After collecting and analyzing over two years of data, and conducting live experiments, a team of researchers from the Geothermal Exchange Organization, Oklahoma State University and Oak Ridge National Laboratory, have concluded that geothermal heat pumps (GHP), outperform variable refrigerant flow (VRF), in regard to energy performance of heating and cooling systems, within a building.
The research was conducted in a “living laboratory”.
The data was gathered and analyzed in Atlanta at the headquarters of the ASHRAE (American Society of Heating, Refrigerating, and Air-Conditioning Engineers), where researchers created a “living lab”. The experiments conducted by the research team assessed the relative performance of GHP and VRF systems within the commercial building that was originally constructed in the 1960’s.
In order to be suitable for the experiments, the building was renovated. It was enlarged to be able to include the different systems so that they could be compared. As a result, the renovation resulted in a VRF system on the first floor, a ground source heat pump system on the second floor, and a dedicated outdoor air-system (DOAS) for both floors.
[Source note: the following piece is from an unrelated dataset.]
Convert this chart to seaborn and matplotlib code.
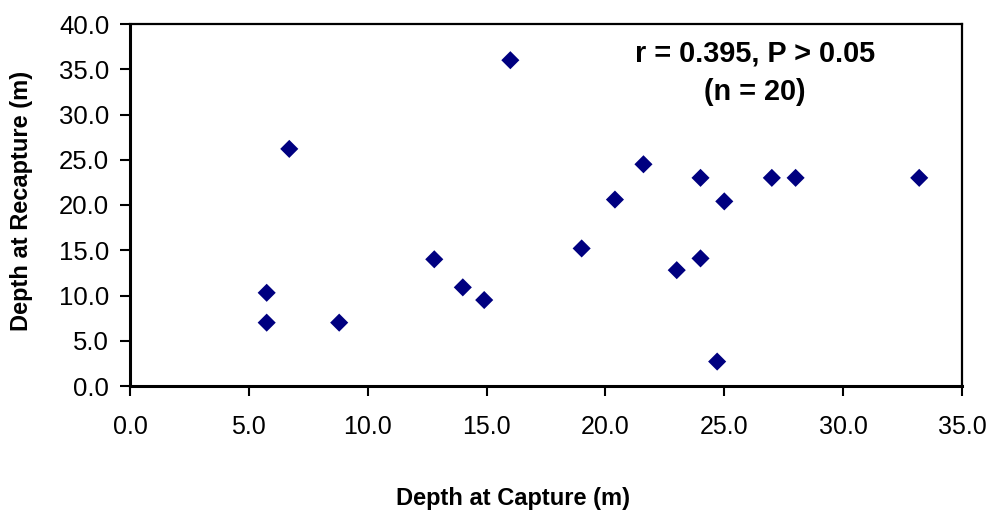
import numpy as np
import pandas as pd
import matplotlib
matplotlib.use("Agg")
import matplotlib.pyplot as plt
import seaborn as sns

# --- Data ---
capture_depth = [5.75, 5.75, 6.7, 8.8, 12.8, 14.0, 14.9, 16.0, 19.0, 20.4,
                 21.6, 23.0, 24.0, 24.0, 24.7, 25.0, 27.0, 28.0, 33.2]
recapture_depth = [7.0, 10.3, 26.2, 7.0, 14.0, 10.9, 9.5, 36.0, 15.2, 20.6,
                   24.5, 12.8, 14.1, 23.0, 2.7, 20.4, 23.0, 23.0, 23.0]
x_ticks = [0, 5, 10, 15, 20, 25, 30, 35]
y_ticks = [0, 5, 10, 15, 20, 25, 30, 35, 40]
stats_text = "r = 0.395, P > 0.05\n(n = 20)"

df = pd.DataFrame({"capture": capture_depth, "recapture": recapture_depth})

sns.set_style("ticks")
plt.rcParams['font.family'] = ['Liberation Sans', 'DejaVu Sans']
plt.rcParams.update({"text.color": "black", "axes.labelcolor": "black",
                     "xtick.color": "black", "ytick.color": "black"})

fig = plt.figure(figsize=(9.93, 5.12), dpi=100)
ax = fig.add_axes([130 / 993, 1 - 386 / 512, 832 / 993, 362 / 512])

sns.scatterplot(data=df, x="capture", y="recapture", marker="D", color="#000080",
                s=85, edgecolor="none", ax=ax)

ax.set_xlim(0, 35)
ax.set_ylim(0, 40)
ax.set_xticks(x_ticks)
ax.set_yticks(y_ticks)
ax.set_xticklabels([f"{v:.1f}" for v in x_ticks], fontsize=18)
ax.set_yticklabels([f"{v:.1f}" for v in y_ticks], fontsize=18.5)
ax.tick_params(axis="both", direction="out", length=7, width=1.5)
ax.tick_params(axis="x", pad=14)
ax.tick_params(axis="y", pad=8)

for side in ["left", "bottom"]:
    ax.spines[side].set_linewidth(2.2)
for side in ["top", "right"]:
    ax.spines[side].set_linewidth(1.6)
for sp in ax.spines.values():
    sp.set_color("black")

ax.set_xlabel("Depth at Capture (m)", fontsize=17, fontweight="bold")
ax.set_ylabel("Depth at Recapture (m)", fontsize=17, fontweight="bold")
ax.xaxis.set_label_coords(0.46, -0.279)
ax.yaxis.set_label_coords(-0.117, 0.51)

ax.text(26.3, 34.6, stats_text, ha="center", va="center", fontsize=20.8,
        fontweight="bold", linespacing=1.5)

fig.savefig("out.png", dpi=100)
Over 1,600 sensors were added during the renovation to monitor heating, air-conditioning and ventilation operations and conditions within the building. The sensors data showed that in comparison to geothermal, the VRF system used two times the amount of energy, and when heating and cooling load differences were normalized, the GHP system used 44% less energy than VRF.
The research found that the geothermal system offers many benefits.
Jeff Spitler, one of the researchers on the project and a professor of mechanical engineering at Oklahoma State University, said that “Though the control strategy for the VRF system resulted in longer run times compared to the geothermal system, it is clear that the ground loop water supply temperatures were more favorable than ambient air temperatures for heat pump operation. This allows the geothermal equipment to operate at higher efficiencies.”
Spitler also said that during the two-year period of study, while maintaining similar zone temperatures, the geothermal heat pump system used 63% less energy in the winter/shoulder seasons and 29% less energy in the summer, compared to the variable refrigerant flow system. Thus, among its diverse benefits, the geothermal system maintains lower temperature levels, which makes it less expensive, resulting in better energy efficiency.